### Problem to work on:
How many lines of the data hold the word "with"? State the number and nothing else.

(Charts and diagrams as code)
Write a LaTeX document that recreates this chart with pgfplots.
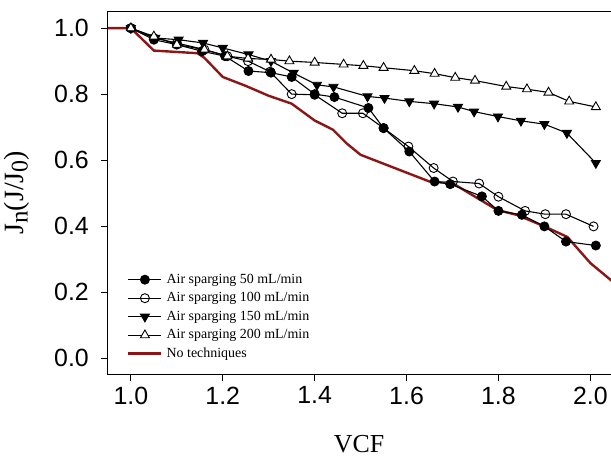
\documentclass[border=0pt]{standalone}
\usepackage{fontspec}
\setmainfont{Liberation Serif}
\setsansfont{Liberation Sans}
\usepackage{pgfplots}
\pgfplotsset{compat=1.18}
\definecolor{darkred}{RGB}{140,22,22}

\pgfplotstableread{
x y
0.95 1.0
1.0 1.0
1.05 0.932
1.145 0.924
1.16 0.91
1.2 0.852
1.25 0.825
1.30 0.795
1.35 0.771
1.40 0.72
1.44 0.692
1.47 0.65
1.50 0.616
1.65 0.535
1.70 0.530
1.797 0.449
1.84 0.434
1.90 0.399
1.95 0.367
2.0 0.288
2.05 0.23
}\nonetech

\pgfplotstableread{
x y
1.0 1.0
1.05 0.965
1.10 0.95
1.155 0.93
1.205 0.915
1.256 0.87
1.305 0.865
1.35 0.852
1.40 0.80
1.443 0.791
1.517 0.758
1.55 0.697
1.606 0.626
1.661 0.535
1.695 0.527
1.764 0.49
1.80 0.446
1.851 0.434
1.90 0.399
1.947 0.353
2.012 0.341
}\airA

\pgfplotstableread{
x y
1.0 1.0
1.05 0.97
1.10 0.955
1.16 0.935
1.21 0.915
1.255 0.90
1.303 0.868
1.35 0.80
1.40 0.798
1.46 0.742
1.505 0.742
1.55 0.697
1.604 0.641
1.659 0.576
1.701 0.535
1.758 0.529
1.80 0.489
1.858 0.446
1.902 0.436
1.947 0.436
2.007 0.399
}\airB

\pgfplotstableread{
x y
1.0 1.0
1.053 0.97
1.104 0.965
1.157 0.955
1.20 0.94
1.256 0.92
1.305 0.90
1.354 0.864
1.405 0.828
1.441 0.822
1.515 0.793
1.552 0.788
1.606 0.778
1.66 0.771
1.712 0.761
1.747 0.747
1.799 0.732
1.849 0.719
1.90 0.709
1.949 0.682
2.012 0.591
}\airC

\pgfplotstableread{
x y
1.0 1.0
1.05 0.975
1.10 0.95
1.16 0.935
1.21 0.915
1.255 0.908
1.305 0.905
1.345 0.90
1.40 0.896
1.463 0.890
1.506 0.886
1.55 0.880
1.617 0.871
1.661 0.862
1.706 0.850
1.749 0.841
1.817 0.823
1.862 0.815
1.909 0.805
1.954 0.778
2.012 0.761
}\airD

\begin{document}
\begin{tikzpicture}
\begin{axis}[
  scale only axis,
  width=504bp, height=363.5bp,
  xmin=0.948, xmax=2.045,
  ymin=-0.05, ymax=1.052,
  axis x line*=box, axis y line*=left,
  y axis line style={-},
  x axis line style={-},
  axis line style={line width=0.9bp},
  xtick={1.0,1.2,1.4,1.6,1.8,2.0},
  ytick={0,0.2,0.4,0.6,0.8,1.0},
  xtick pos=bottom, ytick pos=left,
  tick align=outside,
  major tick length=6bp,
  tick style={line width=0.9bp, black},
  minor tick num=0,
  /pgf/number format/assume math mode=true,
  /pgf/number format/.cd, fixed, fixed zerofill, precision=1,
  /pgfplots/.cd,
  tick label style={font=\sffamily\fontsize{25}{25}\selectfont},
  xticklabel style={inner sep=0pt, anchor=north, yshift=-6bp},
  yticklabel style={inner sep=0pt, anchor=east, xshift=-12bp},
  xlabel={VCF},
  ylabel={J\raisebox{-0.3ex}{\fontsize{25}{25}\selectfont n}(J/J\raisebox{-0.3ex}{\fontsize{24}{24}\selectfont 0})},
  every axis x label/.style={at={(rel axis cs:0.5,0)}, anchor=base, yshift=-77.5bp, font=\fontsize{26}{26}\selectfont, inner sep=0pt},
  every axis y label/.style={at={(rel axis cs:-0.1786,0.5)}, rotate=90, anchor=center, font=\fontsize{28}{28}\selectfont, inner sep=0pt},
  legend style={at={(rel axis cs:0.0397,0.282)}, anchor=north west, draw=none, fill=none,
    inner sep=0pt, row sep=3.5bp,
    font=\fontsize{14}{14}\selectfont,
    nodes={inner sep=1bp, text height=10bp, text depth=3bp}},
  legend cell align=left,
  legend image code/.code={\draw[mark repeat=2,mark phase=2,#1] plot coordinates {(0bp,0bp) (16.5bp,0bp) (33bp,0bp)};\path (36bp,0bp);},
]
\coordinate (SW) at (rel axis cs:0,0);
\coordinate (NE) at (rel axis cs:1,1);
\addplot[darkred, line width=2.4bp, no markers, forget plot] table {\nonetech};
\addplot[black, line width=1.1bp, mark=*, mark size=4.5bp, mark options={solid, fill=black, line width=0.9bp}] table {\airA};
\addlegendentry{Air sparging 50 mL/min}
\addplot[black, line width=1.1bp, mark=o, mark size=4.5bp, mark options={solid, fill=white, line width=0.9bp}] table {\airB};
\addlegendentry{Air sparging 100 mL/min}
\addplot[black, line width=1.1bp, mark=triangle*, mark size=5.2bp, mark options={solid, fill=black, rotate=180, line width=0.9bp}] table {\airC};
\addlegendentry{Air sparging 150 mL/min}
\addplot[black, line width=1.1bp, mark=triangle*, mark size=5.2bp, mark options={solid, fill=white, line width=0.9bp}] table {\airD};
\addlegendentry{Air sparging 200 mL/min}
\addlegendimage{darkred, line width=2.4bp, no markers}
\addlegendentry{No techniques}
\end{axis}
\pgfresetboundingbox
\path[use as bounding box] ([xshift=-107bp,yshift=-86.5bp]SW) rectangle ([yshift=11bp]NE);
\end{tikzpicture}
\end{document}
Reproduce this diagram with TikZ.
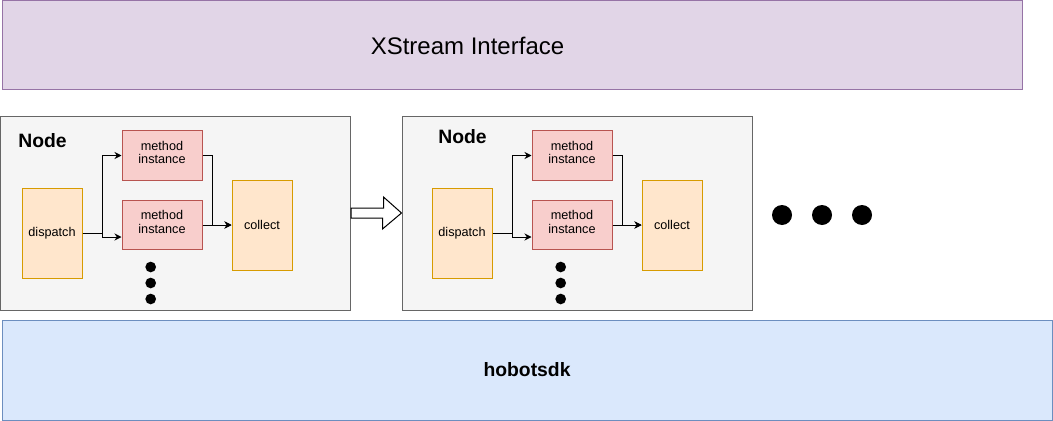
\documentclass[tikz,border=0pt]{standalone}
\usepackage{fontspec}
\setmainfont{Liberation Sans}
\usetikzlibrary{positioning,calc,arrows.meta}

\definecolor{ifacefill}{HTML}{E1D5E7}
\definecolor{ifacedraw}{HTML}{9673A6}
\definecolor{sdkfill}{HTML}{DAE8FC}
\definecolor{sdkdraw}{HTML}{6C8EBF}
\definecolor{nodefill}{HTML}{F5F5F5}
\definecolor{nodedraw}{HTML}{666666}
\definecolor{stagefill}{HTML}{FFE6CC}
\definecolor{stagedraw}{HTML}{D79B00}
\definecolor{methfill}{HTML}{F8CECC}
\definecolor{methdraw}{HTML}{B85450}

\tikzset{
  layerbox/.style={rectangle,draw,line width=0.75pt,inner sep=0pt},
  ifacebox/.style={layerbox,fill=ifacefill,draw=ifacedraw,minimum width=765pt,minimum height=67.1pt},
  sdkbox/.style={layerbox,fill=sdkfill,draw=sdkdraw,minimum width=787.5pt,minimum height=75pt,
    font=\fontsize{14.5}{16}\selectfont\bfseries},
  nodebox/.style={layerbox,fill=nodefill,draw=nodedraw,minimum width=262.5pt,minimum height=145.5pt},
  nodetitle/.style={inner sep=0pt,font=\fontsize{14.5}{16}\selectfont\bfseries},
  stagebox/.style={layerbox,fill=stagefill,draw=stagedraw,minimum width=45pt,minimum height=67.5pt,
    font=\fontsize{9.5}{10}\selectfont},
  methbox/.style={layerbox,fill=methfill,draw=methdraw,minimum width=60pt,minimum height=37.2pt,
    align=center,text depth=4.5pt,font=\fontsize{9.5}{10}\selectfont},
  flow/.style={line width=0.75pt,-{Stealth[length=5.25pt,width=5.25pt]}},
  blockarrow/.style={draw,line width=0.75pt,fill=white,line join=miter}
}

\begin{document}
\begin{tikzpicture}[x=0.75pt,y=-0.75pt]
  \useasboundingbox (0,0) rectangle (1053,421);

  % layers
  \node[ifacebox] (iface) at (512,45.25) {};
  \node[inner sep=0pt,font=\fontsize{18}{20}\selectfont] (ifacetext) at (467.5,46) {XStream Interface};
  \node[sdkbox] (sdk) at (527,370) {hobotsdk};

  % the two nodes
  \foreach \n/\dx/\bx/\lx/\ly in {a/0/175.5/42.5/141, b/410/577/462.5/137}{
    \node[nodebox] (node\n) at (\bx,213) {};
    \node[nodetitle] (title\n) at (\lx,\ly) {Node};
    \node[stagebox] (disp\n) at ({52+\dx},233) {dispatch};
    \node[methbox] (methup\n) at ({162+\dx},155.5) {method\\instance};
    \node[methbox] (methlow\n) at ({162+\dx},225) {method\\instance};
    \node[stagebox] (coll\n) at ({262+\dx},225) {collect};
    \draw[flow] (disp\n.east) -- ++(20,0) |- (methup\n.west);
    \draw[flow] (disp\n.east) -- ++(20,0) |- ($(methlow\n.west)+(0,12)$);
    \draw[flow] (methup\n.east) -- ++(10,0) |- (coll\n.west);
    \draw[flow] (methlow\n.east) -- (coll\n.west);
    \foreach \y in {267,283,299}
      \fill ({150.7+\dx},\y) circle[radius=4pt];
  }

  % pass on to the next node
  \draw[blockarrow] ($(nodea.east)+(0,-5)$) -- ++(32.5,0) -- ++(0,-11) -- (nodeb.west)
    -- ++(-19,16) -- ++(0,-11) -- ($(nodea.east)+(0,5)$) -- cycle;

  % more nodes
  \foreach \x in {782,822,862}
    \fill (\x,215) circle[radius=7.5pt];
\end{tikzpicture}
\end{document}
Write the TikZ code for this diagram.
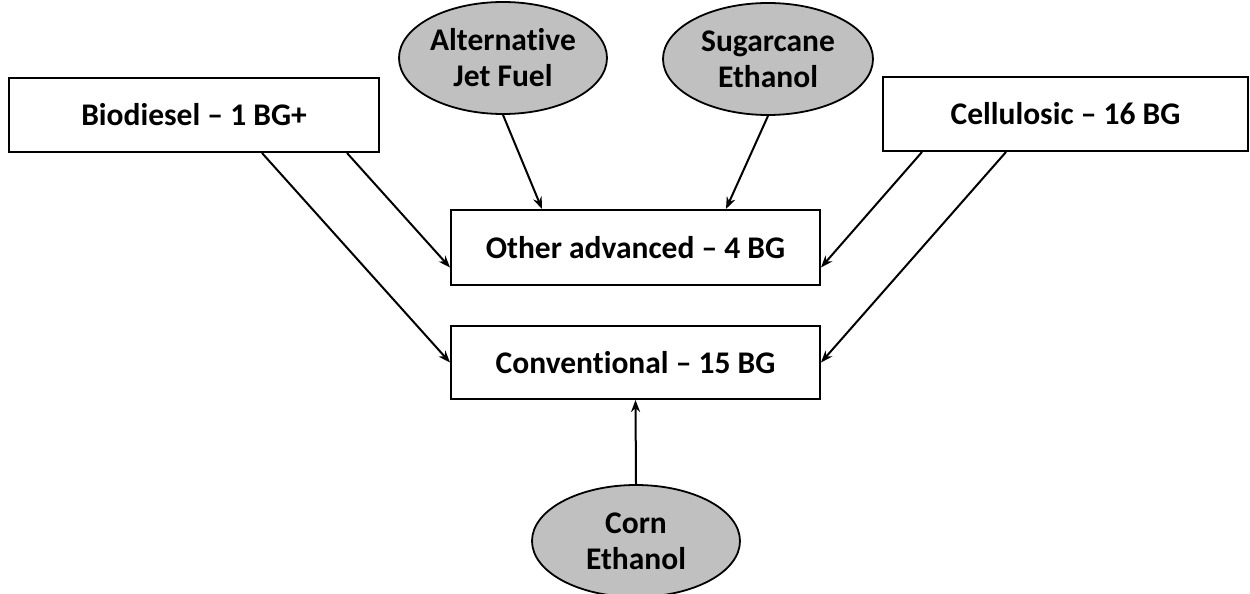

### Written solution:
2